→ The exercise: Word for word, give the material below again, minus any images.

→ Data excerpt:
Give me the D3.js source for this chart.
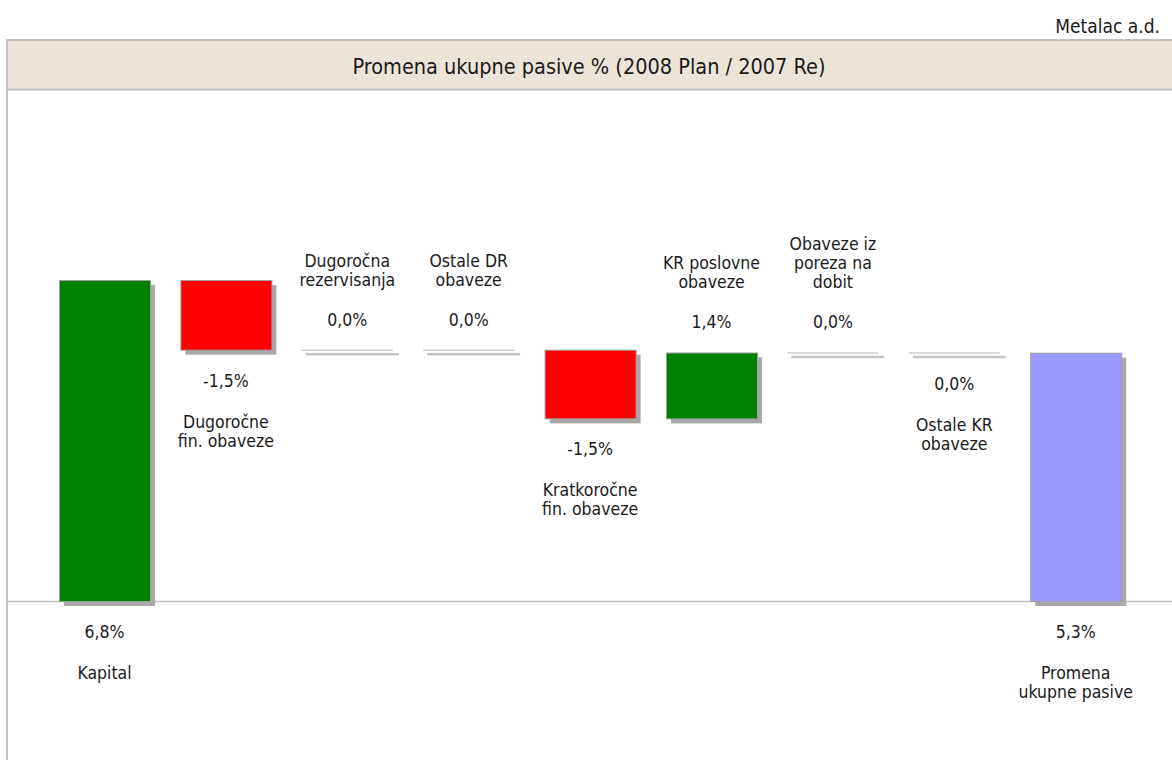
<!DOCTYPE html>
<html>
<head>
<meta charset="utf-8">
<script src="https://cdn.jsdelivr.net/npm/d3@7/dist/d3.min.js"></script>
<style>
  body { margin: 0; background: #fff; }
  text { font-family: "DejaVu Sans Condensed", "DejaVu Sans", sans-serif; fill: #1a1a1a; }
</style>
</head>
<body>
<div id="chart"></div>
<script>
// Promena ukupne pasive - waterfall
var categories = [
  ["Kapital"],
  ["Dugoročne", "fin. obaveze"],
  ["Dugoročna", "rezervisanja"],
  ["Ostale DR", "obaveze"],
  ["Kratkoročne", "fin. obaveze"],
  ["KR poslovne", "obaveze"],
  ["Obaveze iz", "poreza na", "dobit"],
  ["Ostale KR", "obaveze"],
  ["Promena", "ukupne pasive"]
];
var kinds = ["total", "delta", "delta", "delta", "delta", "delta", "delta", "delta", "total"];
// deltas in %, the last one is the computed total
var values = [6.82, -1.48, 0, 0, -1.46, 1.40, 0, -0.004, null];

var width = 1172, height = 760;

var svg = d3.select("#chart").append("svg")
    .attr("width", width)
    .attr("height", height);

// build running totals
var run = 0;
var data = categories.map(function(c, i) {
  var d = {i: i, lines: c, kind: kinds[i]};
  if (kinds[i] === "total") {
    if (values[i] !== null) run = values[i];
    d.value = run; d.start = 0; d.end = run;
  } else {
    d.value = values[i]; d.start = run; run += values[i]; d.end = run;
  }
  return d;
});

var x = d3.scaleBand()
    .domain(d3.range(categories.length))
    .range([43.8, 1136.4])
    .paddingInner(0.25)
    .paddingOuter(0.125);

var y = d3.scaleLinear()
    .domain([0, d3.max(data, function(d) { return Math.max(d.start, d.end); })])
    .range([601, 280]);

var fmt = function(v) {
  var r = Math.round(v * 10) / 10;
  if (r === 0) r = 0;
  return r.toFixed(1).replace(".", ",") + "%";
};

// header
svg.append("text")
    .attr("x", 1160).attr("y", 33)
    .attr("text-anchor", "end")
    .style("font-size", "19px")
    .text("Metalac a.d.");

svg.append("rect")
    .attr("x", 7).attr("y", 40)
    .attr("width", width - 7).attr("height", 49)
    .attr("fill", "#ede4d9");
svg.append("line").attr("x1", 6).attr("x2", width).attr("y1", 40).attr("y2", 40)
    .attr("stroke", "#c0c0c0").attr("stroke-width", 2);
svg.append("line").attr("x1", 6).attr("x2", width).attr("y1", 89.5).attr("y2", 89.5)
    .attr("stroke", "#c0c0c0").attr("stroke-width", 2);
svg.append("line").attr("x1", 7).attr("x2", 7).attr("y1", 39).attr("y2", height)
    .attr("stroke", "#c0c0c0").attr("stroke-width", 2);

svg.append("text")
    .attr("x", 589).attr("y", 74)
    .attr("text-anchor", "middle")
    .style("font-size", "21.5px")
    .text("Promena ukupne pasive % (2008 Plan / 2007 Re)");

// baseline
svg.append("line")
    .attr("x1", 7).attr("x2", width)
    .attr("y1", y(0) + 0.5).attr("y2", y(0) + 0.5)
    .attr("stroke", "#c0c0c0").attr("stroke-width", 1.5);

function barColor(d) {
  if (d.kind === "total") return d.i === 0 ? "#008000" : "#9999ff";
  return d.value < 0 ? "#ff0000" : "#008000";
}

var bars = svg.selectAll(".bar").data(data).enter().append("g").attr("class", "bar");

bars.each(function(d) {
  var g = d3.select(this);
  var top = y(Math.max(d.start, d.end)), bot = y(Math.min(d.start, d.end));
  var x0 = x(d.i), w = x.bandwidth();
  if (Math.abs(d.value) < 0.05) {
    // zero change: flat line with shadow
    g.append("line").attr("x1", x0 + 4).attr("x2", x0 + w + 6)
        .attr("y1", top + 4.5).attr("y2", top + 4.5)
        .attr("stroke", "#c4c4c4").attr("stroke-width", 2.5);
    g.append("line").attr("x1", x0).attr("x2", x0 + w)
        .attr("y1", top + 0.5).attr("y2", top + 0.5)
        .attr("stroke", "#b4b4b4").attr("stroke-width", 1);
  } else {
    g.append("rect").attr("x", x0 + 5).attr("y", top + 5)
        .attr("width", w).attr("height", bot - top)
        .attr("fill", "#a8a8a8");
    g.append("rect").attr("x", x0 + 0.5).attr("y", top + 0.5)
        .attr("width", w).attr("height", bot - top)
        .attr("fill", barColor(d))
        .attr("stroke", "#a0a0a0").attr("stroke-width", 1);
  }

  var cx = x0 + w / 2;
  var below = d.kind === "total" || d.value < 0;
  var vy, lineY;
  if (below) {
    vy = (d.kind === "total" ? y(0) : bot) + 37;
    lineY = d.lines.map(function(l, k) { return vy + 41 + k * 19; });
  } else {
    vy = top - 24;
    var n = d.lines.length;
    lineY = d.lines.map(function(l, k) { return vy - 40 - (n - 1 - k) * 19; });
  }
  g.append("text").attr("x", cx).attr("y", vy)
      .attr("text-anchor", "middle").style("font-size", "17.5px")
      .text(fmt(d.value));
  d.lines.forEach(function(l, k) {
    g.append("text").attr("x", cx).attr("y", lineY[k])
        .attr("text-anchor", "middle").style("font-size", "17.5px")
        .text(l);
  });
});
</script>
</body>
</html>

→ The response:
Give me the D3.js source for this chart.
<!DOCTYPE html>
<html>
<head>
<meta charset="utf-8">
<script src="https://cdn.jsdelivr.net/npm/d3@7/dist/d3.min.js"></script>
<style>
  body { margin: 0; background: #fff; }
  text { font-family: "DejaVu Sans Condensed", "DejaVu Sans", sans-serif; fill: #1a1a1a; }
</style>
</head>
<body>
<div id="chart"></div>
<script>
// Promena ukupne pasive - waterfall
var categories = [
  ["Kapital"],
  ["Dugoročne", "fin. obaveze"],
  ["Dugoročna", "rezervisanja"],
  ["Ostale DR", "obaveze"],
  ["Kratkoročne", "fin. obaveze"],
  ["KR poslovne", "obaveze"],
  ["Obaveze iz", "poreza na", "dobit"],
  ["Ostale KR", "obaveze"],
  ["Promena", "ukupne pasive"]
];
var kinds = ["total", "delta", "delta", "delta", "delta", "delta", "delta", "delta", "total"];
// deltas in %, the last one is the computed total
var values = [6.82, -1.48, 0, 0, -1.46, 1.40, 0, -0.004, null];

var width = 1172, height = 760;

var svg = d3.select("#chart").append("svg")
    .attr("width", width)
    .attr("height", height);

// build running totals
var run = 0;
var data = categories.map(function(c, i) {
  var d = {i: i, lines: c, kind: kinds[i]};
  if (kinds[i] === "total") {
    if (values[i] !== null) run = values[i];
    d.value = run; d.start = 0; d.end = run;
  } else {
    d.value = values[i]; d.start = run; run += values[i]; d.end = run;
  }
  return d;
});

var x = d3.scaleBand()
    .domain(d3.range(categories.length))
    .range([43.8, 1136.4])
    .paddingInner(0.25)
    .paddingOuter(0.125);

var y = d3.scaleLinear()
    .domain([0, d3.max(data, function(d) { return Math.max(d.start, d.end); })])
    .range([601, 280]);

var fmt = function(v) {
  var r = Math.round(v * 10) / 10;
  if (r === 0) r = 0;
  return r.toFixed(1).replace(".", ",") + "%";
};

// header
svg.append("text")
    .attr("x", 1160).attr("y", 33)
    .attr("text-anchor", "end")
    .style("font-size", "19px")
    .text("Metalac a.d.");

svg.append("rect")
    .attr("x", 7).attr("y", 40)
    .attr("width", width - 7).attr("height", 49)
    .attr("fill", "#ede4d9");
svg.append("line").attr("x1", 6).attr("x2", width).attr("y1", 40).attr("y2", 40)
    .attr("stroke", "#c0c0c0").attr("stroke-width", 2);
svg.append("line").attr("x1", 6).attr("x2", width).attr("y1", 89.5).attr("y2", 89.5)
    .attr("stroke", "#c0c0c0").attr("stroke-width", 2);
svg.append("line").attr("x1", 7).attr("x2", 7).attr("y1", 39).attr("y2", height)
    .attr("stroke", "#c0c0c0").attr("stroke-width", 2);

svg.append("text")
    .attr("x", 589).attr("y", 74)
    .attr("text-anchor", "middle")
    .style("font-size", "21.5px")
    .text("Promena ukupne pasive % (2008 Plan / 2007 Re)");

// baseline
svg.append("line")
    .attr("x1", 7).attr("x2", width)
    .attr("y1", y(0) + 0.5).attr("y2", y(0) + 0.5)
    .attr("stroke", "#c0c0c0").attr("stroke-width", 1.5);

function barColor(d) {
  if (d.kind === "total") return d.i === 0 ? "#008000" : "#9999ff";
  return d.value < 0 ? "#ff0000" : "#008000";
}

var bars = svg.selectAll(".bar").data(data).enter().append("g").attr("class", "bar");

bars.each(function(d) {
  var g = d3.select(this);
  var top = y(Math.max(d.start, d.end)), bot = y(Math.min(d.start, d.end));
  var x0 = x(d.i), w = x.bandwidth();
  if (Math.abs(d.value) < 0.05) {
    // zero change: flat line with shadow
    g.append("line").attr("x1", x0 + 4).attr("x2", x0 + w + 6)
        .attr("y1", top + 4.5).attr("y2", top + 4.5)
        .attr("stroke", "#c4c4c4").attr("stroke-width", 2.5);
    g.append("line").attr("x1", x0).attr("x2", x0 + w)
        .attr("y1", top + 0.5).attr("y2", top + 0.5)
        .attr("stroke", "#b4b4b4").attr("stroke-width", 1);
  } else {
    g.append("rect").attr("x", x0 + 5).attr("y", top + 5)
        .attr("width", w).attr("height", bot - top)
        .attr("fill", "#a8a8a8");
    g.append("rect").attr("x", x0 + 0.5).attr("y", top + 0.5)
        .attr("width", w).attr("height", bot - top)
        .attr("fill", barColor(d))
        .attr("stroke", "#a0a0a0").attr("stroke-width", 1);
  }

  var cx = x0 + w / 2;
  var below = d.kind === "total" || d.value < 0;
  var vy, lineY;
  if (below) {
    vy = (d.kind === "total" ? y(0) : bot) + 37;
    lineY = d.lines.map(function(l, k) { return vy + 41 + k * 19; });
  } else {
    vy = top - 24;
    var n = d.lines.length;
    lineY = d.lines.map(function(l, k) { return vy - 40 - (n - 1 - k) * 19; });
  }
  g.append("text").attr("x", cx).attr("y", vy)
      .attr("text-anchor", "middle").style("font-size", "17.5px")
      .text(fmt(d.value));
  d.lines.forEach(function(l, k) {
    g.append("text").attr("x", cx).attr("y", lineY[k])
        .attr("text-anchor", "middle").style("font-size", "17.5px")
        .text(l);
  });
});
</script>
</body>
</html>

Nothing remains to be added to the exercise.